At every location, PBC offers a portfolio of services in architectural concrete, masonry and interlocking pavers. “We can run all three trades at each site, and we usually handle at least two out of three wherever we go,” says Larson.
That wasn’t always true. PBC, which also does business as Peterson Brothers Construction, was an all-concrete contractor for its first decade in business. It was founded in 1983 by brothers Elden and Kerry Peterson, both of whom still hold top management positions. “We’d do exterior flatwork for (luxury home) models, and that was a good deal of our business until 1994, when we started working with interlocking pavers,” says Larson. “That look had been very popular in northern California, and we wanted to introduce it down here.”
It was also during this time that PBC began to offer masonry. Today, a full complement of services is available to a client base that includes shopping centers, luxury hotels, multiunit apartment complexes, high-end housing developments, corporate campuses, retail centers and even a couple of well-known theme parks.
But the company’s emphasis is still on stamping, staining, polishing, pervious concrete and other decorative concrete specialties. “That’s 50 to 60 percent of the work we do,” says Larson, who explains that the company doesn’t have as much competition in decorative concrete as it does in masonry and pavers. “There just aren’t as many people doing it, and that’s a good thing for us.”
Teaching quality
PBC places such an emphasis on craftsmanship — its competitive edge — that it launched a sort of university of quality construction 12 years ago.

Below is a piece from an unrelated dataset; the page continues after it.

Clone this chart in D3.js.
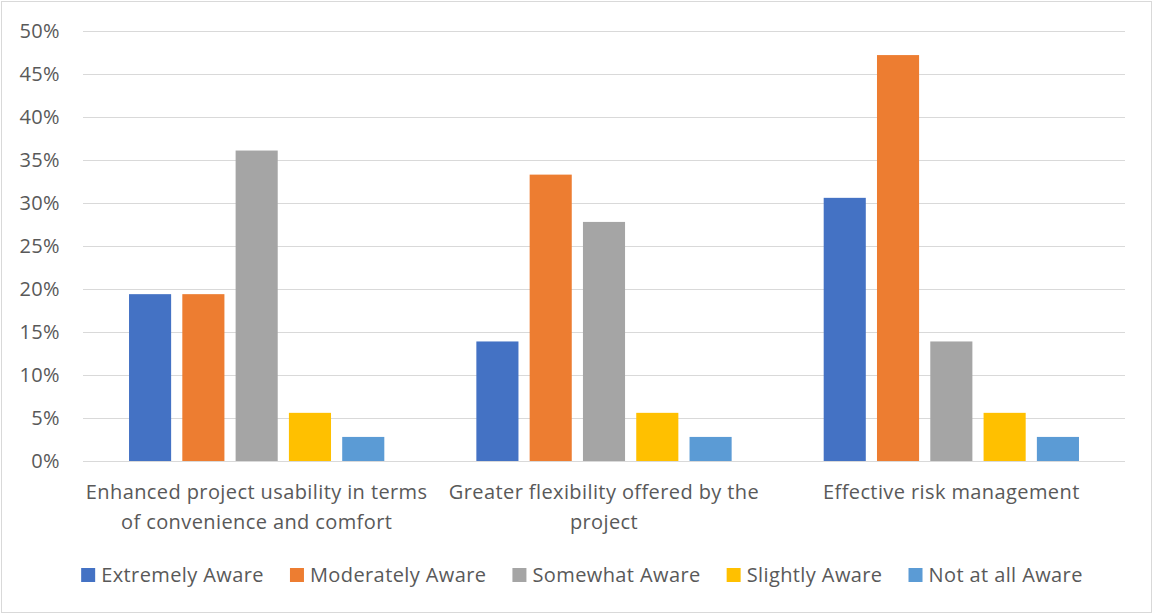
<!DOCTYPE html>
<html>
<head>
<meta charset="utf-8">
<script src="https://cdn.jsdelivr.net/npm/d3@7"></script>
<style>
  body { margin: 0; background: #fff; }
  svg text { font-family: "Open Sans", Lato, sans-serif; fill: #595959; font-size: 20px; letter-spacing: 0.4px; }
</style>
</head>
<body>
<div id="chart"></div>
<script>
// categories, with their wrapped tick label lines
var categories = ["usability", "flexibility", "risk"];
var categoryLines = [
  ["Enhanced project usability in terms", "of convenience and comfort"],
  ["Greater flexibility offered by the", "project"],
  ["Effective risk management"]
];

// series (values in percent, one per category)
var seriesNames = ["Extremely Aware", "Moderately Aware", "Somewhat Aware", "Slightly Aware", "Not at all Aware"];
var extremely  = [19.4, 13.9, 30.6];
var moderately = [19.4, 33.3, 47.2];
var somewhat   = [36.1, 27.8, 13.9];
var slightly   = [5.6, 5.6, 5.6];
var notAtAll   = [2.8, 2.8, 2.8];
var colors = ["#4472C4", "#ED7D31", "#A5A5A5", "#FFC000", "#5B9BD5"];
var yTicks = [0, 5, 10, 15, 20, 25, 30, 35, 40, 45, 50];

var seriesValues = [extremely, moderately, somewhat, slightly, notAtAll];

var W = 1153, H = 614;
var margin = {top: 31, right: 28, bottom: 153, left: 83};
var width = W - margin.left - margin.right,
    height = H - margin.top - margin.bottom;

var svg = d3.select("#chart").append("svg")
  .attr("width", W)
  .attr("height", H);

// chart border
svg.append("rect")
  .attr("x", 1.5).attr("y", 1.5)
  .attr("width", W - 3).attr("height", H - 3)
  .attr("fill", "#fff")
  .attr("stroke", "#d9d9d9")
  .attr("stroke-width", 1);

var g = svg.append("g")
  .attr("transform", "translate(" + margin.left + "," + margin.top + ")");

// scales
var x0 = d3.scaleBand().domain(categories).range([0, width]).padding(0);
var bw = x0.bandwidth();
var x1 = d3.scaleBand().domain(seriesNames)
  .range([bw * 0.1325, bw * 0.8675])
  .paddingInner(0.21).paddingOuter(0);
var y = d3.scaleLinear().domain([0, 50]).range([height, 0]);

// gridlines
g.append("g").attr("class", "grid")
  .selectAll("line")
  .data(yTicks)
  .enter().append("line")
    .attr("x1", 0).attr("x2", width)
    .attr("y1", function(d) { return Math.round(y(d)) + 0.5; })
    .attr("y2", function(d) { return Math.round(y(d)) + 0.5; })
    .attr("stroke", "#d9d9d9")
    .attr("stroke-width", 1);

// Y axis labels
var yAxis = g.append("g")
  .call(d3.axisLeft(y).tickValues(yTicks).tickSize(0).tickPadding(23)
    .tickFormat(function(d) { return d + "%"; }));
yAxis.select(".domain").remove();
yAxis.attr("font-size", null).attr("font-family", null);
yAxis.selectAll("text").attr("fill", "#595959");

// bars
var groups = g.selectAll(".group")
  .data(categories)
  .enter().append("g")
    .attr("class", "group")
    .attr("transform", function(d) { return "translate(" + x0(d) + ",0)"; });

groups.selectAll("rect")
  .data(function(d, i) {
    return seriesNames.map(function(s, j) { return {series: s, value: seriesValues[j][i], color: colors[j]}; });
  })
  .enter().append("rect")
    .attr("x", function(d) { return x1(d.series); })
    .attr("width", x1.bandwidth())
    .attr("y", function(d) { return y(d.value); })
    .attr("height", function(d) { return height - y(d.value); })
    .attr("fill", function(d) { return d.color; });

// baseline redrawn over bars
g.append("line")
  .attr("x1", 0).attr("x2", width)
  .attr("y1", Math.round(y(0)) + 0.5).attr("y2", Math.round(y(0)) + 0.5)
  .attr("stroke", "#d9d9d9");

// category labels
var xAxis = g.append("g")
  .attr("transform", "translate(0," + height + ")");
categories.forEach(function(c, i) {
  var t = xAxis.append("text")
    .attr("x", x0(c) + bw / 2)
    .attr("y", 38)
    .attr("text-anchor", "middle");
  categoryLines[i].forEach(function(line, k) {
    t.append("tspan")
      .attr("x", x0(c) + bw / 2)
      .attr("dy", k === 0 ? 0 : 30)
      .text(line);
  });
});

// legend
var legend = svg.append("g").attr("class", "legend");
var items = legend.selectAll("g")
  .data(seriesNames)
  .enter().append("g");
items.append("rect")
  .attr("width", 14).attr("height", 14)
  .attr("y", -7)
  .attr("fill", function(d, i) { return colors[i]; });
items.append("text")
  .attr("x", 20)
  .attr("dy", "0.35em")
  .text(function(d) { return d; });

var gap = 26;
var offset = 0;
items.each(function() {
  var tw = d3.select(this).select("text").node().getComputedTextLength();
  d3.select(this).attr("transform", "translate(" + offset + ",0)");
  offset += 20 + tw + gap;
});
var legendWidth = offset - gap;
legend.attr("transform", "translate(" + (582 - legendWidth / 2) + ",575)");
</script>
</body>
</html>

One of Larson’s principal responsibilities is to teach. He heads up “about 99 percent of the classes,” he says. He uses formal classrooms, PowerPoint presentation materials and white boards, and his students are motivated. “They’ll ask me if they can study anything for the tests, and I tell them all they have to do is bring their construction I.Q. Either you’ve got it or you don’t.”
Larson runs a full curriculum of courses for his foremen, supervisors, laborers and apprentices. Subjects range from blueprint reading to job management. He offers certification programs in porch and swimming pool construction and even teaches a course on defensive driving, a topic no doubt inspired by the challenges of living and working in a region of the country notorious for its widespread geography and congested freeway-based transportation system.
PBC has also taken an interest in training in green construction. The company has joined the United States Green Building Council and its employees are learning about recyclable building materials and sustainable, Earth-friendly construction techniques.
Take pervious concrete, for instance. The highly porous building material allows rainwater to soak through “like a sponge,” says Larson. “It penetrates to a rock subgrade and into the water table rather than running off to the ocean.”
The only drawback to pervious, says Larson, is that, in its natural, gray state, it “looks like crappy asphalt.” So PBC artisans have taken to brightening its appearance with unique coloring techniques and coating enhancements. Another “green” trick Larson and his students have picked up along the way is the use of white concrete for its light-reflective quality. It doesn’t retain the sun’s heat like black concrete, potentially reducing summer energy costs, particularly in hot and perpetually sunny Arizona.
Luxury driveways
While PBC Companies has reconfigured its residential-to-commercial project mix over the last eight years, the home segment of the market has hardly been abandoned. The Rancho Santa Fe project is a San Diego development featuring 10-acre to 15-acre parcels. “More was spent on some of the driveways than most people can afford to pay for their entire homes,” Larson says.
So what do you get for a $200,000 driveway? Interlocking pavers. A lot of pavers. “Some of those driveways are more like streets,” he says.
Another noteworthy example is the firm’s work at the exclusive Pelican Hill in Newport Beach. “We put in the sidewalks, wall caps in the public areas and the curbs and gutters,” says Larson.
Colored with an acid-washed stain, these curbs and gutters look a lot nicer than those on most streets. Which is what you’d expect in a development where one castle currently available for sale comes with nine bedrooms, 20 bathrooms and a price tag of $21,995,000. And it’s not even the most expensive property in the neighborhood.
Thinking ahead
So what does the future hold for PBC Companies? Larson thinks that the popularity of eco-friendly pervious concrete will grow over the next half decade, and that will, in turn, expand the need and opportunity for training.
This teacher would seem to have his work cut out for him for the next several years.
“You can get all kinds of effects in staining pervious, because stain doesn’t cover like paint,” he says. “Every surface imperfection comes through. That can be a good thing or a bad thing, depending on the look you’re after. You have to remember to patch first what you don’t want to see once it’s stained. It’s a matter of knowing what you’re doing.”